Bu yazı bazılarına uzun gelebilir. Ancak o dönemi yaşamış birisi olarak sadece kısa bir özet vermeye çalıştım. Türkiye’nin demokrasi mücadelesinde yola dizilen barikatlardan birisi olan 28 Şubat 1997 engelinin kaba bir görüntüsünü sundum. Ülkemizin 27 Mayıs 1960 darbesi, 12 Mart 1971 Muhtırası, 12 Eylül 1980 darbesi, 28 Şubat 1997 Post Modern Darbesi, 27 Nisan 2007 E- muhtırası ve 15 Temmuz 2016 darbe teşebbüsü gibi ne tür badireleri atlattıktan sonra bu günlere geldiğini hatırlatarak gelecek günlerde de küresel güç mücadelesinde önüne ne gibi engeller konulabileceği hususunda bir projeksiyon yapmak istedim.

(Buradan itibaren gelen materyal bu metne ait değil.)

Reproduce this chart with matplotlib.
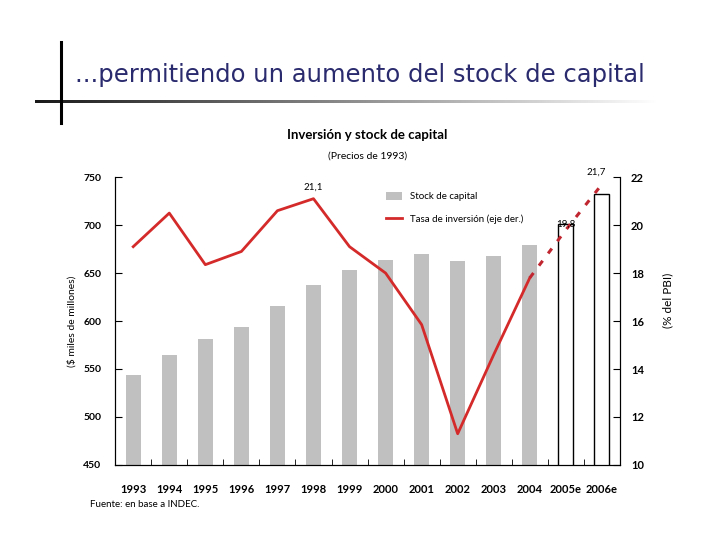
import numpy as np
import matplotlib
matplotlib.use("Agg")
import matplotlib.pyplot as plt
from matplotlib.patches import Patch
from matplotlib.lines import Line2D

# data
years = ['1993', '1994', '1995', '1996', '1997', '1998', '1999', '2000',
         '2001', '2002', '2003', '2004', '2005e', '2006e']
stock = [544, 565, 581, 594, 616, 638, 653, 664, 670, 663, 668, 679, 701, 732]
tasa = [19.1, 20.5, 18.35, 18.9, 20.6, 21.1, 19.1, 18.0, 15.85, 11.3,
        14.6, 17.8]
tasa_est = [17.8, 19.8, 21.7]   # 2004 -> 2006e (estimated)

left_ticks = [450, 500, 550, 600, 650, 700, 750]
right_ticks = [10, 12, 14, 16, 18, 20, 22]

plt.rcParams['font.family'] = ['Lato', 'DejaVu Sans']

fig = plt.figure(figsize=(7.2, 5.4), dpi=100)

# slide decoration in pixel coords
deco = fig.add_axes([0, 0, 1, 1], zorder=-1)
deco.plot([61, 61], [42, 123], color='black', lw=2.2)
grad = np.linspace(0.1, 1.0, 256)[None, :]
deco.imshow(grad, cmap='gray', vmin=0, vmax=1, aspect='auto',
            extent=(35, 660, 103.5, 100.5), interpolation='bilinear')
deco.set_xlim(0, 720)
deco.set_ylim(540, 0)
deco.axis('off')

fig.text(0.104, 0.862, '...permitiendo un aumento del stock de capital',
         fontsize=17.5, color='#2a2a6e', family=['DejaVu Sans'], va='center')
fig.text(0.51, 0.75, 'Inversión y stock de capital', fontsize=9.5,
         fontweight='bold', ha='center', va='center')
fig.text(0.51, 0.711, '(Precios de 1993)', fontsize=7.5, ha='center', va='center')
fig.text(0.125, 0.065, 'Fuente: en base a INDEC.', fontsize=7, va='center')

ax = fig.add_axes([0.160, 0.139, 0.701, 0.533])
x = np.arange(len(years))
n_real = 12
ax.bar(x[:n_real], stock[:n_real], width=0.42, color='#c0c0c0', zorder=1)
ax.bar(x[n_real:], stock[n_real:], width=0.42, color='white',
       edgecolor='black', linewidth=1.0, zorder=1)
ax.set_xlim(-0.5, len(years) - 0.5)
ax.set_ylim(450, 750)
ax.set_yticks(left_ticks)
ax.set_xticks(x)
ax.set_xticklabels(years)
ax.set_xticks(np.arange(0.5, len(years) - 1, 1), minor=True)
ax.tick_params(axis='x', which='major', length=0, pad=14, labelsize=8)
ax.tick_params(axis='x', which='minor', direction='in', length=4)
ax.tick_params(axis='y', direction='in', length=5, labelsize=7.5, pad=10)
for lab in ax.get_xticklabels() + ax.get_yticklabels():
    lab.set_fontweight('bold')
ax.spines['top'].set_visible(False)
ax.set_ylabel('($ miles de millones)', fontsize=7.5)
ax.yaxis.set_label_coords(-0.077, 0.5)

ax2 = ax.twinx()
ax2.plot(x[:n_real], tasa, color='#d42a2a', lw=2, zorder=3)
ax2.plot(x[n_real - 1:], tasa_est, color='#c0262f', lw=2.2,
         linestyle=(0, (2, 3)), zorder=3)
ax2.set_ylim(10, 22)
ax2.set_yticks(right_ticks)
ax2.tick_params(axis='y', direction='in', length=5, labelsize=8, pad=8)
for lab in ax2.get_yticklabels():
    lab.set_fontweight('bold')
ax2.spines['top'].set_visible(False)
ax2.set_ylabel('(% del PBI)', fontsize=8.5)
ax2.yaxis.set_label_coords(1.083, 0.573)

ax2.text(x[5], tasa[5] + 0.3, '21,1', fontsize=7, ha='center', va='bottom')
ax2.text(x[12], tasa_est[1] + 0.05, '19,8', fontsize=7, ha='center', va='bottom')
ax2.text(x[13] - 0.15, tasa_est[2] + 0.3, '21,7', fontsize=7, ha='center', va='bottom')

handles = [Patch(facecolor='#c0c0c0', edgecolor='none'),
           Line2D([0], [0], color='#d42a2a', lw=2)]
ax2.legend(handles, ['Stock de capital', 'Tasa de inversión (eje der.)'],
           loc='upper left', bbox_to_anchor=(0.52, 0.98), frameon=False,
           fontsize=7, handlelength=1.6, labelspacing=1.4, handleheight=0.9)

fig.savefig('out.png', dpi=100)
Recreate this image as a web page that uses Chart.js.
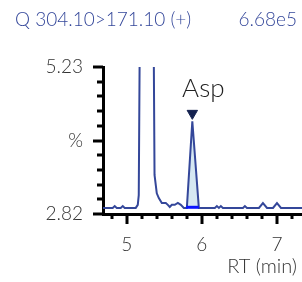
<!DOCTYPE html>
<html>
<head>
<meta charset="utf-8">
<title>Q 304.10>171.10 (+)</title>
<script src="https://cdn.jsdelivr.net/npm/chart.js"></script>
<style>
  html, body { margin: 0; padding: 0; background: #fff; }
  #wrap { width: 302px; height: 282px; position: relative; }
</style>
</head>
<body>
<div id="wrap"><canvas id="chrom" width="302" height="282"></canvas></div>
<script>
// trace (RT in min, response)
const rt = [4.684, 4.813, 4.84, 4.867, 4.92, 4.947, 4.973, 5.12, 5.147, 5.16, 5.175,
  5.19, 5.28, 5.35, 5.357, 5.37, 5.4, 5.427, 5.467, 5.52, 5.547, 5.573, 5.6, 5.64,
  5.68, 5.72, 5.76, 5.8, 5.873, 5.96, 6.04, 6.173, 6.2, 6.227, 6.253, 6.28, 6.547,
  6.573, 6.6, 6.76, 6.813, 6.867, 6.947, 7.0, 7.053, 7.333];
const resp = [2.92, 2.92, 2.95, 2.92, 2.92, 2.95, 2.92, 2.92, 2.97, 3.13, 6.0,
  12.0, 14.0, 9.0, 6.0, 3.46, 3.16, 3.08, 3.0, 3.0, 2.97, 2.935, 2.97, 2.97,
  3.0, 2.97, 2.92, 2.92, 4.34, 2.92, 2.92, 2.92, 2.95, 2.92, 2.95, 2.92, 2.92,
  2.95, 2.92, 2.92, 3.0, 2.92, 2.92, 3.0, 2.92, 2.92];

// integrated peak
const peakName = 'Asp';
const peakRt = [5.8, 5.873, 5.96];
const peakResp = [2.92, 4.34, 2.92];
const peakBase = 2.93;
const peakApex = { rt: 5.873, resp: 4.47 };

const yMin = 2.82, yMax = 5.23;
const yTickLabels = ['2.82', '', '', '', '', '%', '', '', '', '', '5.23'];
const xMin = 4.684, xMax = 7.333;
const xTicks = [4.8, 5.0, 5.2, 5.4, 5.6, 5.8, 6.0, 6.2, 6.4, 6.6, 6.8, 7.0, 7.2];
const xMajor = [5, 6, 7];

const titleText = 'Q 304.10>171.10 (+)';
const maxText = '6.68e5';
const xTitle = 'RT (min)';

const lineCol = '#34479a';
const font = 'Lato, "Noto Sans", sans-serif';

const decor = {
  id: 'decor',
  afterDraw(chart) {
    const ctx = chart.ctx, x = chart.scales.x, y = chart.scales.y;
    ctx.save();
    ctx.strokeStyle = '#000';
    ctx.lineWidth = 3;
    ctx.lineCap = 'butt';
    y.ticks.forEach((t, i) => {
      const py = Math.round(y.getPixelForValue(t.value));
      const len = (i % 5 === 0) ? 10 : 6;
      ctx.beginPath();
      ctx.moveTo(x.left - len, py);
      ctx.lineTo(x.left, py);
      ctx.stroke();
    });
    x.ticks.forEach(t => {
      const px = Math.round(x.getPixelForValue(t.value));
      const major = xMajor.some(m => Math.abs(m - t.value) < 1e-6);
      ctx.beginPath();
      ctx.moveTo(px, y.bottom);
      ctx.lineTo(px, y.bottom + (major ? 10 : 5));
      ctx.stroke();
    });
    // texts
    ctx.fillStyle = lineCol;
    ctx.font = '300 19px ' + font;
    ctx.textBaseline = 'middle';
    ctx.textAlign = 'left';
    ctx.fillText(titleText, 15, 20);
    ctx.textAlign = 'right';
    ctx.fillText(maxText, 297, 20);
    ctx.fillStyle = '#222';
    ctx.font = '300 26px ' + font;
    ctx.textAlign = 'center';
    ctx.textBaseline = 'alphabetic';
    ctx.fillText(peakName, x.getPixelForValue(peakApex.rt) + 11, 97);
    ctx.fillStyle = '#333';
    ctx.font = '300 20px ' + font;
    ctx.textAlign = 'right';
    ctx.textBaseline = 'middle';
    ctx.fillText(xTitle, 297, 267);
    ctx.restore();
  }
};

new Chart(document.getElementById('chrom'), {
  type: 'line',
  data: {
    datasets: [
      {
        label: 'area',
        data: peakRt.map((v, i) => ({ x: v, y: peakResp[i] })),
        borderWidth: 0,
        pointRadius: 0,
        backgroundColor: '#d5e7f2',
        fill: { value: peakBase },
        order: 3
      },
      {
        label: 'trace',
        data: rt.map((v, i) => ({ x: v, y: resp[i] })),
        borderColor: lineCol,
        borderWidth: 2,
        pointRadius: 0,
        fill: false,
        tension: 0,
        order: 2
      },
      {
        label: 'baseline',
        data: [{ x: peakRt[0] - 0.01, y: peakBase }, { x: peakRt[2], y: peakBase }],
        borderColor: '#0a14ff',
        borderWidth: 3,
        pointRadius: 0,
        fill: false,
        order: 1
      },
      {
        label: 'apex',
        data: [{ x: peakApex.rt, y: peakApex.resp }],
        showLine: false,
        pointStyle: 'triangle',
        rotation: 180,
        pointRadius: 6,
        backgroundColor: '#14214f',
        borderColor: '#14214f',
        borderWidth: 1,
        order: 0
      }
    ]
  },
  options: {
    responsive: false,
    animation: false,
    events: [],
    layout: { autoPadding: false, padding: { top: 67, right: 0, left: 0, bottom: 0 } },
    plugins: { legend: { display: false }, tooltip: { enabled: false }, title: { display: false } },
    scales: {
      x: {
        type: 'linear',
        min: xMin,
        max: xMax,
        afterBuildTicks: s => { s.ticks = xTicks.map(v => ({ value: v })); },
        afterFit: s => { s.height = 68; s.paddingLeft = 0; s.paddingRight = 0; },
        grid: { display: false, drawTicks: false },
        border: { display: true, color: '#000', width: 3 },
        ticks: {
          autoSkip: false,
          maxRotation: 0,
          padding: 19,
          color: '#333',
          font: { family: font, size: 19, weight: 300 },
          callback: v => xMajor.some(m => Math.abs(m - v) < 1e-6) ? String(Math.round(v)) : ''
        }
      },
      y: {
        type: 'linear',
        min: yMin,
        max: yMax,
        afterBuildTicks: s => {
          s.ticks = yTickLabels.map((l, i) => ({ value: yMin + (yMax - yMin) * i / (yTickLabels.length - 1) }));
        },
        afterFit: s => { s.width = 103; s.paddingTop = 0; s.paddingBottom = 0; },
        grid: { display: false, drawTicks: false },
        border: { display: true, color: '#000', width: 3 },
        ticks: {
          autoSkip: false,
          padding: 20,
          color: '#333',
          font: { family: font, size: 19, weight: 300 },
          callback: (v, i) => yTickLabels[i]
        }
      }
    }
  },
  plugins: [decor]
});
</script>
</body>
</html>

[1] Bu tür hadiseler 28 Şubat sürecinde sıklıkla yaşanmıştır. Varlığı daha sonra inkar edilen Batı Çalışma Grubu o dönemde kamu kurumlarında “irticai kadro çeteleleri” tutmuşlar, lojmanlarda ev ev gezerek “eşi başörtülü memur” avına çıkmışlardır. Bir kamu kurumunun baş müfettişinin kendi evine yapılan böyle bir tasallutu “cürm-ü meşhud” yapmasına tüm lojman sakinleri gibi ben de şahit olmuştum.
2] Muhafazakâr ve dindar kesimleri aşağılamak için kullanılan ifadelerden birisi “kara çarşaf, diğeri de “çember sakal” idi. Yıllar sonra bu ifadeleri kullananların kahir ekseriyeti sakal modasına uyup “çember sakallı “olunca bu ifade unutulmaya bırakıldı.
[3] 28 Şubat 1997 post modern darbesinin “kudretli generali”nin aldığı ödüller ve madalyalara bakılırsa en çok kimleri memnun ettiğinin ipuçları görülebilir. Mesela 1997 yılında Washington’da Atatürk Society of America tarafından bölgede laikliğin savunucusu olduğundan dolayı “Laiklik ve Demokrasi Ödülü” verilmiş, keza 1999 yılında Ulusal Güvenlik İşleri Musevi Enstitüsü (JİNSA) tarafından kendisine “Türkiye ile İsrail arasındaki ilişkilerin güçlendirilmesinde ve Türkiye’nin çok hassas bir döneminde kritik adımların öncülüğünü yapmasında oynağı rol sebebiyle “Uluslararası Liderlik Ödülü” verilmiştir. Bunun yanında Çevik Bir’e ABD, İngiltere, Fransa ve Almanya tarafından onur, liyakat veya üstün hizmet madalyaları takılmıştır. Somali’de BM Barış Gücü komutanlığı döneminde yaptığı müessif hadiseler de maalesef unutulmamıştır. Çevik Bir, 28 Şubat darbe teşebbüsünden yargılandığı davada mahkum oluş ve rütbeleri sökülmüştür.